What is Kerberos Authentication

Kerberos Authentication

Kerberos is a network authentication protocol. It is designed to provide strong authentication for client/server applications by using secret-key cryptography.

It has the following characteristics:

  1. It is secure: it never sends a password unless it is encrypted.
  2. Only a single login is required per session. Credentials defined at login are then passed between resources without the need for additional logins.
  3. The concept depends on a trusted third party – a Key Distribution Center (KDC). The KDC is aware of all systems in the network and is trusted by all of them.
  4. It performs mutual authentication, where a client proves its identity to a server and a server proves its identity to the client.
  • Kerberos introduces the concept of a Ticket-Granting Server (TGS).
  • A client that wishes to use a service has to receive a ticket – a time-limited cryptographic message – giving it access to the server.
  • Kerberos also requires an Authentication Server (AS) to verify clients.
  • The two servers combined make up a KDC(Key Distribution Center).Active Directory performs the functions of the KDC.
  • The following figure shows the sequence of events required for a client to gain access to a service using Kerberos authentication.

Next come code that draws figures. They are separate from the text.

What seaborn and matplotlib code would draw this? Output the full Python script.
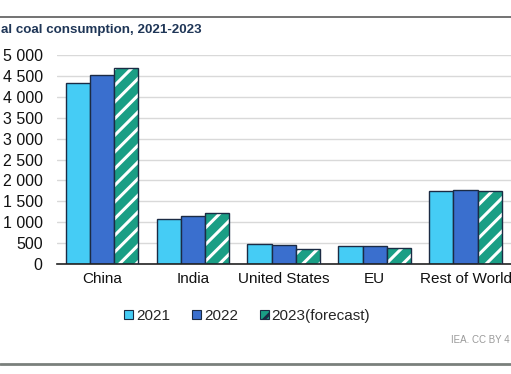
import pandas as pd
import seaborn as sns
import matplotlib.pyplot as plt
from matplotlib.patches import Patch, Rectangle
from matplotlib.lines import Line2D
from matplotlib.ticker import FuncFormatter

# Coal consumption (Mt)
regions = ["China", "India", "United States", "EU", "Rest of World"]
years = ["2021", "2022", "2023(forecast)"]
v2021 = [4330, 1070, 483, 428, 1745]
v2022 = [4520, 1145, 445, 432, 1762]
v2023 = [4680, 1210, 357, 373, 1755]
yticks = [0, 500, 1000, 1500, 2000, 2500, 3000, 3500, 4000, 4500, 5000]

colors = ["#45ccf5", "#3a6fce", "#1a9e85"]
edge = "#1b2b44"

df = pd.DataFrame({
    "region": regions * 3,
    "year": [years[0]] * 5 + [years[1]] * 5 + [years[2]] * 5,
    "value": v2021 + v2022 + v2023,
})

sns.set_style("white")
plt.rcParams["font.family"] = ["Liberation Sans", "DejaVu Sans"]
plt.rcParams["hatch.linewidth"] = 2.2

fig = plt.figure(figsize=(5.11, 3.74), dpi=100)
ax = fig.add_axes([0.1106, 0.294, 0.8894, 0.559])

sns.barplot(data=df, x="region", y="value", hue="year", palette=colors,
            saturation=1, width=0.8, edgecolor=edge, linewidth=1,
            legend=False, ax=ax)

# white stripes on the forecast bars, dark outline drawn on top
for bar in ax.containers[2]:
    bar.set_hatch("//")
    bar.set_edgecolor("white")
    bar.set_linewidth(0)
    ax.add_patch(Rectangle(bar.get_xy(), bar.get_width(), bar.get_height(),
                           fill=False, edgecolor=edge, lw=1, zorder=3))

ax.set_xlim(-0.5, 4.5)
ax.set_ylim(0, 5000)
ax.set_yticks(yticks)
ax.yaxis.set_major_formatter(FuncFormatter(lambda v, p: f"{int(v):,}".replace(",", " ")))
ax.grid(axis="y", color="#d9d9d9", lw=1)
ax.set_axisbelow(True)
for s in ["top", "right", "left"]:
    ax.spines[s].set_visible(False)
ax.spines["bottom"].set_color("#222222")
ax.spines["bottom"].set_linewidth(1.2)
ax.tick_params(axis="y", length=0, labelsize=11.5, pad=10, colors="#111111")
ax.tick_params(axis="x", length=0, labelsize=11, pad=6, colors="#111111")
ax.set_xlabel("")
ax.set_ylabel("")

handles = [Patch(facecolor=colors[0], edgecolor=edge, lw=0.8),
           Patch(facecolor=colors[1], edgecolor=edge, lw=0.8),
           Patch(facecolor=colors[2], edgecolor=edge, lw=0.8, hatch="//")]
fig.legend(handles, years, loc="center", bbox_to_anchor=(0.484, 0.155),
           ncol=3, frameon=False, fontsize=11, handlelength=0.6,
           handleheight=0.6, handletextpad=0.2, columnspacing=1.4)

# the reference image is cropped, so only the visible part of each text is kept
fig.text(1 / 511, 1 - 30 / 374, "al coal consumption, 2021-2023",
         ha="left", va="center", fontsize=9.6, fontweight="bold", color="#1f3657")
fig.text(510 / 511, 1 - 340 / 374, "IEA. CC BY 4", ha="right", va="center",
         fontsize=7, color="#9a9a9a")

fig.add_artist(Line2D([0, 1], [1 - 17 / 374] * 2, color="#5a5a5a", lw=1.2))
fig.add_artist(Line2D([0, 1], [1 - 364 / 374] * 2, color="#7a807c", lw=2))

fig.savefig("out.png", dpi=100)
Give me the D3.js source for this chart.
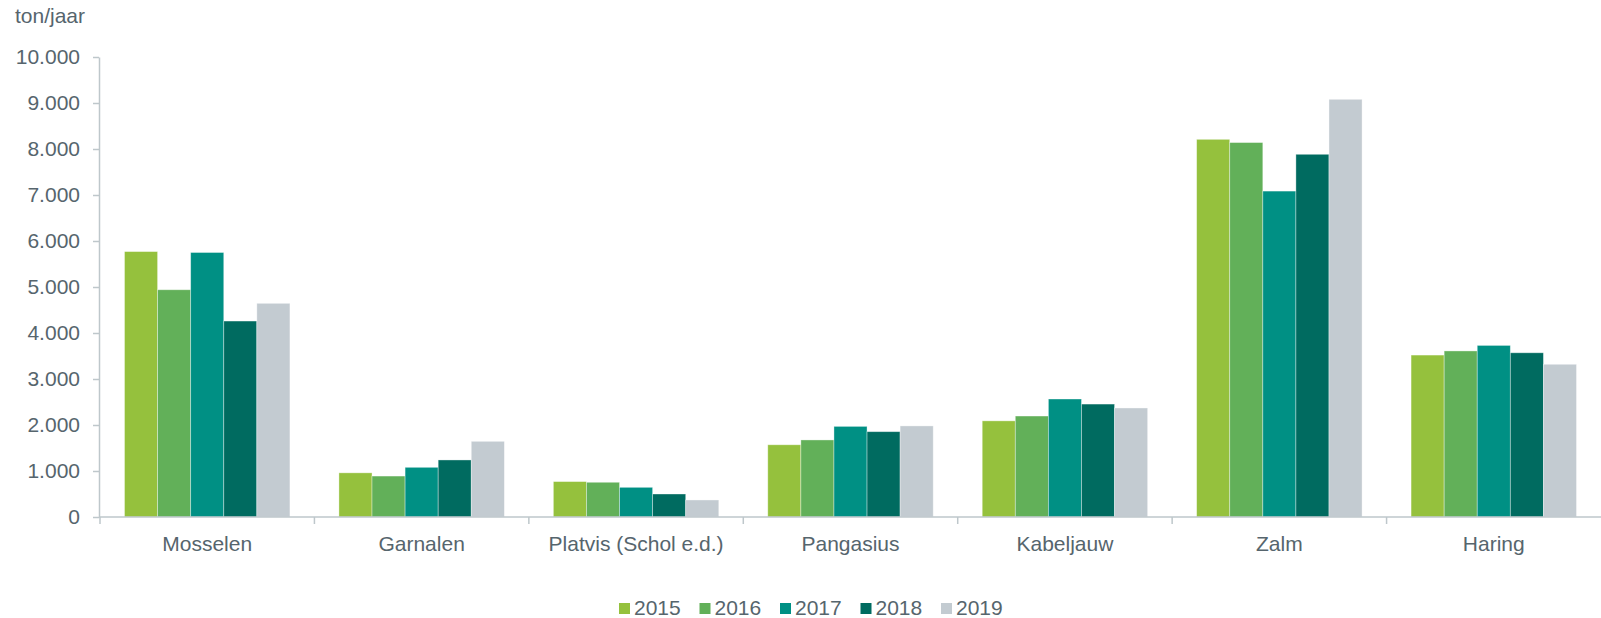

  • Step 1: The user logs on to the workstation and requests service on the host. The workstation sends a message to the Authorization Server requesting a ticket granting ticket (TGT).
  • Step 2: The Authorization Server verifies the user’s access rights in the user database and creates a TGT and session key. The Authorization Sever encrypts the results using a key derived from the user’s password and sends a message back to the user workstation.
  • Step 3: When the user wants access to a service, the workstation client application sends a request to the Ticket Granting Service containing the client name, real name and a timestamp. The user proves his identity by sending an authenticator encrypted with the session key received in Step 2.
  • Step 4: The TGS decrypts the ticket and authenticator, verifies the request, and creates a ticket for the requested server.
  • Step 5: The client application now sends a service request to the server containing the ticket received in Step 4 and an authenticator. The service authenticates the request by decrypting the session key. The server verifies that the ticket and authenticator match, and then grants access to the service.
  • Step 6: If mutual authentication is required, then the server will reply with a server authentication message.
  • The Kerberos server knows “secrets” (encrypted passwords) for all clients and servers under its control, or it is in contact with other secure servers that have this information. These “secrets” are used to encrypt all of the messages shown in the figure above.